*Exercise brief*: From the entries provided below, copy each line that contains the word "with".

*Lines of data*:
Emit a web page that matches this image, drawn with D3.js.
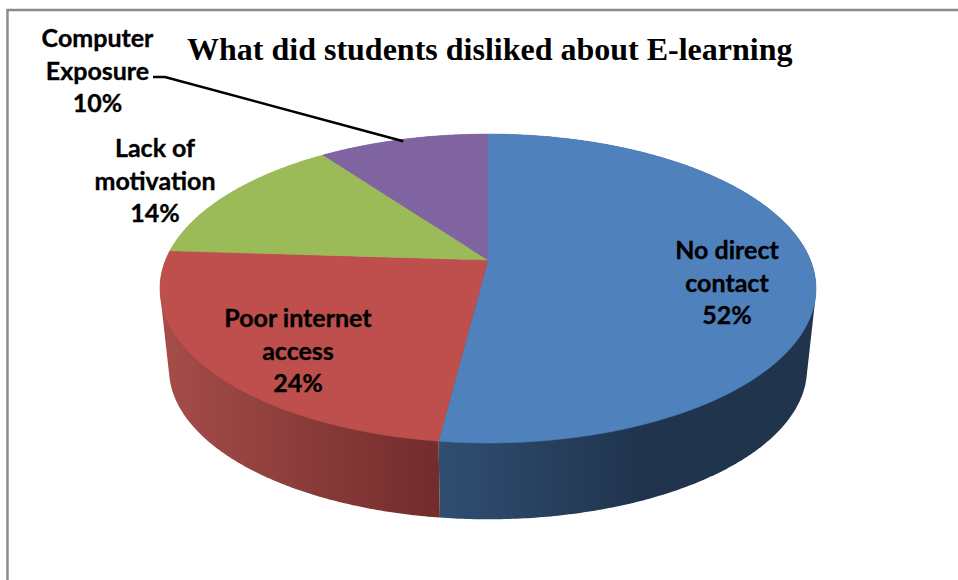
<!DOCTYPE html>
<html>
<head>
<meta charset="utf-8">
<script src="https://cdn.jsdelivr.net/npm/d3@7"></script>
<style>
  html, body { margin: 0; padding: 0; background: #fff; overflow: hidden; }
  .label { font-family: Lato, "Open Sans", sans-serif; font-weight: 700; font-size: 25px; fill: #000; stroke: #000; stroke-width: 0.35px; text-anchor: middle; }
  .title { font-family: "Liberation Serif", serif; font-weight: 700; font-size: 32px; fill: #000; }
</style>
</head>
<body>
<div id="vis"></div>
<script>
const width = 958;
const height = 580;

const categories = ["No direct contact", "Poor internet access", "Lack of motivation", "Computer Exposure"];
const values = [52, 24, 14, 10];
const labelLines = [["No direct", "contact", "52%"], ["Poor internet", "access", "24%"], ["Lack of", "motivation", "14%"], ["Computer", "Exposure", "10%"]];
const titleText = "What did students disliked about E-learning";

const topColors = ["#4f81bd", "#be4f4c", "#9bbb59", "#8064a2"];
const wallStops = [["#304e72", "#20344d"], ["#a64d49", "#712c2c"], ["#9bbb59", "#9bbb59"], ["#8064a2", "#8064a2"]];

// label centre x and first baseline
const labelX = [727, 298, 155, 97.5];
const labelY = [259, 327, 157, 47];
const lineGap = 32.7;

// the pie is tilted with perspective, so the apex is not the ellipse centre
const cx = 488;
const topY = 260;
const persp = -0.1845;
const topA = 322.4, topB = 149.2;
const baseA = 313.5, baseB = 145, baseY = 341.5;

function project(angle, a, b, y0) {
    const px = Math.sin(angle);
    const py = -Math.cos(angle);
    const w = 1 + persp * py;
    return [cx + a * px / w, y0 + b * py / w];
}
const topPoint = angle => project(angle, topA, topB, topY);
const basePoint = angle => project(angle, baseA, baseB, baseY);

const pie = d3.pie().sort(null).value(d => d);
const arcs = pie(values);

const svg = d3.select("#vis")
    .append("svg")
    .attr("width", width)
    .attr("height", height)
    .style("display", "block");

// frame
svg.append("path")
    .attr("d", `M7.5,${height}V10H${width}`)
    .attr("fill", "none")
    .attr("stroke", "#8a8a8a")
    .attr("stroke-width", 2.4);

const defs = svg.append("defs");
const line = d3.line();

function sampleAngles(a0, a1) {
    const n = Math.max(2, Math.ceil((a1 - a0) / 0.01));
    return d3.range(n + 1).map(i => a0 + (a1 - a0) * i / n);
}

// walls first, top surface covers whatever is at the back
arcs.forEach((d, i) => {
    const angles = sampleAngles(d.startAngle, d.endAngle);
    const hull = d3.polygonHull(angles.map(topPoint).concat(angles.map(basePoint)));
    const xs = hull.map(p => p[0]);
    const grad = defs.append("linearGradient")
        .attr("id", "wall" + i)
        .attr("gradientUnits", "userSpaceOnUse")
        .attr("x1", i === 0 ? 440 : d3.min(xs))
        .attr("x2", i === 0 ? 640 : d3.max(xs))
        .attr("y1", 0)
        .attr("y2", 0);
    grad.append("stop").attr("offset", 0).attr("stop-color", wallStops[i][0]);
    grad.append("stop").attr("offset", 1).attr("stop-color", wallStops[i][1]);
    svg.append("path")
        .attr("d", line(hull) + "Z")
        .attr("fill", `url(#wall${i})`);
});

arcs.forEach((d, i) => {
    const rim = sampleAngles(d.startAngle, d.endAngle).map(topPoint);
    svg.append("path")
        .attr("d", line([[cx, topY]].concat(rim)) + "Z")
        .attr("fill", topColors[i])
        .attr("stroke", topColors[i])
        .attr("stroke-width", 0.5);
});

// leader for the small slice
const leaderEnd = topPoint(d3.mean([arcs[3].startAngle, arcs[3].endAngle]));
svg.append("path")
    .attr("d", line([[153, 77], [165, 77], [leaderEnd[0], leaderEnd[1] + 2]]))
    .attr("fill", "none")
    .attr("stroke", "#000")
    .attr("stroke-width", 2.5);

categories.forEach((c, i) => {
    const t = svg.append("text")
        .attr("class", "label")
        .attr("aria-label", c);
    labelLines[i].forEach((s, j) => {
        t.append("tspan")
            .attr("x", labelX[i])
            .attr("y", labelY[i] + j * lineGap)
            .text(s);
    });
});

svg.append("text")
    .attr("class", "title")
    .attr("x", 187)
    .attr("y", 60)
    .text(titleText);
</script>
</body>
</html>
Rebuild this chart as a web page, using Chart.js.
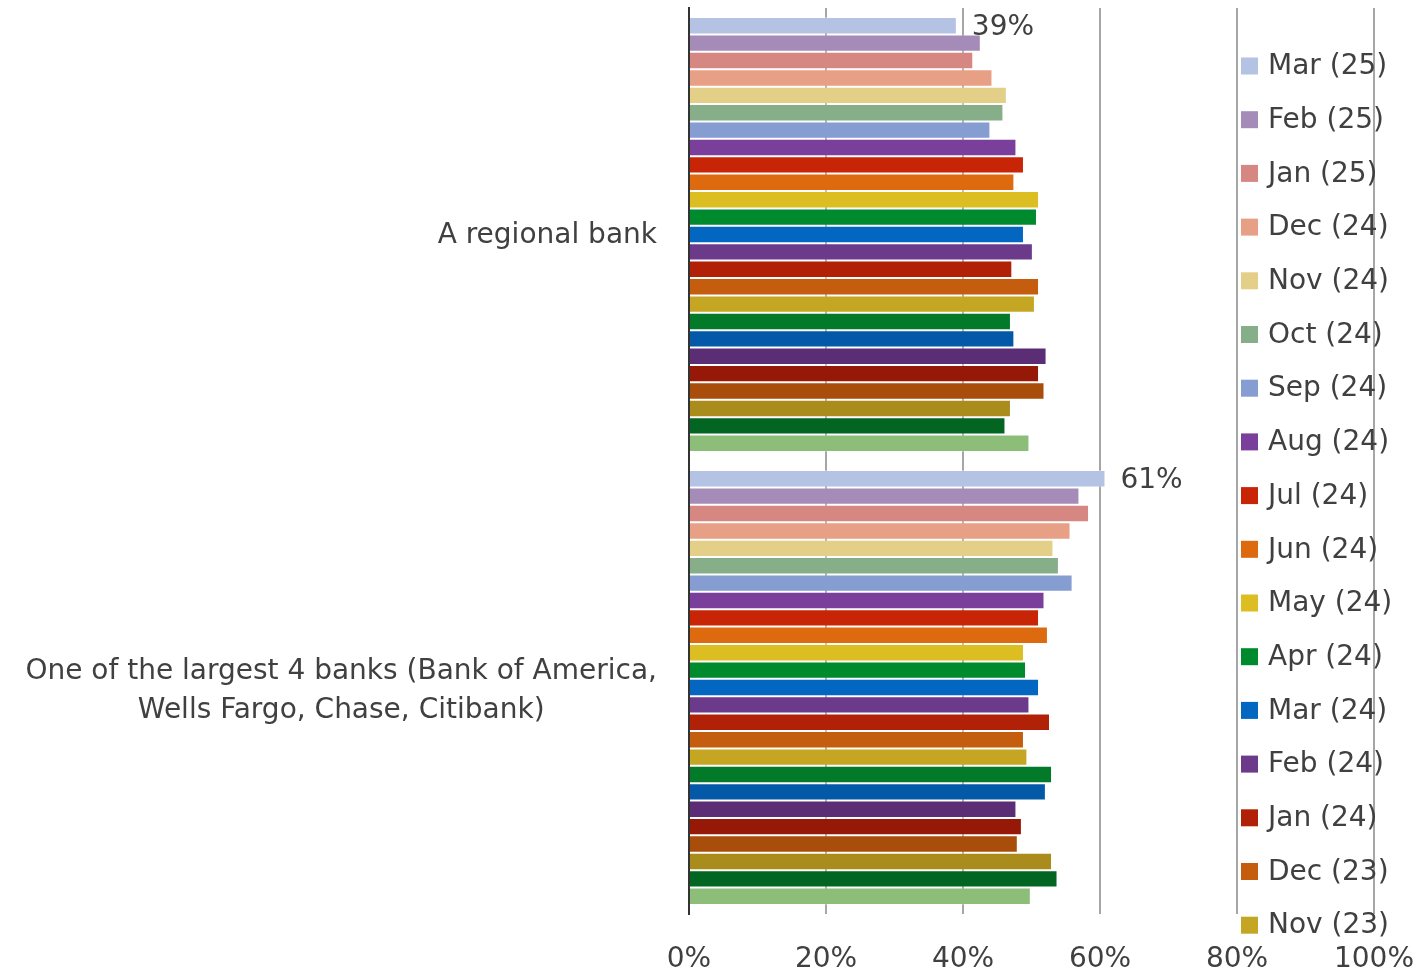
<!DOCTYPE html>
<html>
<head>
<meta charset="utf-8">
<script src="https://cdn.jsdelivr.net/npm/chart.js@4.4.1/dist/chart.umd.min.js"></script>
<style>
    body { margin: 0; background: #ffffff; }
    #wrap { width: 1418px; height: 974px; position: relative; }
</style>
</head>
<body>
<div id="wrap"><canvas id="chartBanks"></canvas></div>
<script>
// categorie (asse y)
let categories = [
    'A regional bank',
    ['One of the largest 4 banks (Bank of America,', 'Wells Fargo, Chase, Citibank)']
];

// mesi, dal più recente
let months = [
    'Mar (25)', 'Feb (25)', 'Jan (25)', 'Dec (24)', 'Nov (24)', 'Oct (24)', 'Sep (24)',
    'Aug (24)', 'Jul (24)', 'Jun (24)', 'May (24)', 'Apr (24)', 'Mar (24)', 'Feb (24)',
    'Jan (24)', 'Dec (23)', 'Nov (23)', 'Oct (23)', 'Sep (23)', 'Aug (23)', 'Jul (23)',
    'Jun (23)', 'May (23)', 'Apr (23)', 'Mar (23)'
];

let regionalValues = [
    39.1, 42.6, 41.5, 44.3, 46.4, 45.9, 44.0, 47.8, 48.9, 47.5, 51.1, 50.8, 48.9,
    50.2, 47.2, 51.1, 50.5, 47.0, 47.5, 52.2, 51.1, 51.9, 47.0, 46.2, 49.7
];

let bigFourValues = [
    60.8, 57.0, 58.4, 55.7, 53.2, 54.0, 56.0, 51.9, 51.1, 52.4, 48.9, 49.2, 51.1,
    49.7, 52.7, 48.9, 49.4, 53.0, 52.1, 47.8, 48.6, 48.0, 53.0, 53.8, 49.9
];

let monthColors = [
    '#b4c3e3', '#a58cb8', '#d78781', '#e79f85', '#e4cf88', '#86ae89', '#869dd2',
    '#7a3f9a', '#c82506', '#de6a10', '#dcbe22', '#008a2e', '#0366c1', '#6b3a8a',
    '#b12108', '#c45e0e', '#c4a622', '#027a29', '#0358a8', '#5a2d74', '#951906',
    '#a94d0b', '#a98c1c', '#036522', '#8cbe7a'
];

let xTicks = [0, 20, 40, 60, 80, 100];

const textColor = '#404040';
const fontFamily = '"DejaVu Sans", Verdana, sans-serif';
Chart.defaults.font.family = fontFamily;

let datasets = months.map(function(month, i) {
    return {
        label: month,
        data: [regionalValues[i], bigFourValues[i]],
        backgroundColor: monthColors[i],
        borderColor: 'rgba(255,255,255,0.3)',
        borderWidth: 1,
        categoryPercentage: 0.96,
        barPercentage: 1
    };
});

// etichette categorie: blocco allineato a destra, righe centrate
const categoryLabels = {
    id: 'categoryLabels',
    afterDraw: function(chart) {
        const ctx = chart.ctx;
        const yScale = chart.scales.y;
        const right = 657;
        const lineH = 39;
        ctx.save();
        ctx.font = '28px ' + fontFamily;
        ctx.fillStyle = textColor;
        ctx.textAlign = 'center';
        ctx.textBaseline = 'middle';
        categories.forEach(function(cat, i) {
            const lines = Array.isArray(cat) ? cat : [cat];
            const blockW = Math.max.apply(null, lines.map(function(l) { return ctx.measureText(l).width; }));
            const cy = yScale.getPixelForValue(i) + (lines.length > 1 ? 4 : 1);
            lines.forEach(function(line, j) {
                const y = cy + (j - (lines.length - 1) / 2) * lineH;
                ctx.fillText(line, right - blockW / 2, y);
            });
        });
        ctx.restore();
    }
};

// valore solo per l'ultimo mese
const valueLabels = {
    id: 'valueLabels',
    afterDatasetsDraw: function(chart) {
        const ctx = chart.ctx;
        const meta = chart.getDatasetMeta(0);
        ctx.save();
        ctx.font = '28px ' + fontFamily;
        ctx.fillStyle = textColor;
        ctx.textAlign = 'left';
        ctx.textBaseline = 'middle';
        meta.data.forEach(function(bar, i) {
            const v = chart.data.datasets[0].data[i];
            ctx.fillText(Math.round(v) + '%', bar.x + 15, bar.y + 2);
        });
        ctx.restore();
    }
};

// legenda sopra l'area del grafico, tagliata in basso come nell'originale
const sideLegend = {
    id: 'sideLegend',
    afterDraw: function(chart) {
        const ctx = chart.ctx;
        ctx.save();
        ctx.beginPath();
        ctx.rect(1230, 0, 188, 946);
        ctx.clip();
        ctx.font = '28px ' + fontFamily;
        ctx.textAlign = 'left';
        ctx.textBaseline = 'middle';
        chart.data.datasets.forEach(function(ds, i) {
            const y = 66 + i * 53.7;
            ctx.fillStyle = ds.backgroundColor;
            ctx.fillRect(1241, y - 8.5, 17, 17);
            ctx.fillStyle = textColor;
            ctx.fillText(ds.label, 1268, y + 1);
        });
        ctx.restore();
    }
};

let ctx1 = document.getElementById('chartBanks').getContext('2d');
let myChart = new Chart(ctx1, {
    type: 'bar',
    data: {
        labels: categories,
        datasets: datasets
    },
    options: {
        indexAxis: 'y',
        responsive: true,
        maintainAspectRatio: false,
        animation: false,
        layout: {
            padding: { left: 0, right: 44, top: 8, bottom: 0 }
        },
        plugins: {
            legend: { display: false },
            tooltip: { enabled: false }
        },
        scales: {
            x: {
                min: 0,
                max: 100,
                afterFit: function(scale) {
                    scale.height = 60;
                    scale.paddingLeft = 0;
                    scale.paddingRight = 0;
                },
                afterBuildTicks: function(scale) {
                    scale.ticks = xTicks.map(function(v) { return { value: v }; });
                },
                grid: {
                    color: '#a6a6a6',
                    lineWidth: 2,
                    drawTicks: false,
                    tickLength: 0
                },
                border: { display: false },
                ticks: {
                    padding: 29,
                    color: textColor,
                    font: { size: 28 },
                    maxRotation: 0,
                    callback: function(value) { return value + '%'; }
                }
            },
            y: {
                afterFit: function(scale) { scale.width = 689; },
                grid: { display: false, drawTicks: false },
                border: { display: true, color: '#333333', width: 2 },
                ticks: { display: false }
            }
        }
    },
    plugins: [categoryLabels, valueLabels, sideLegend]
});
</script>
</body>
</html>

*Response to the exercise*:
Emit a web page that matches this image, drawn with D3.js.
// the pie is tilted with perspective, so the apex is not the ellipse centre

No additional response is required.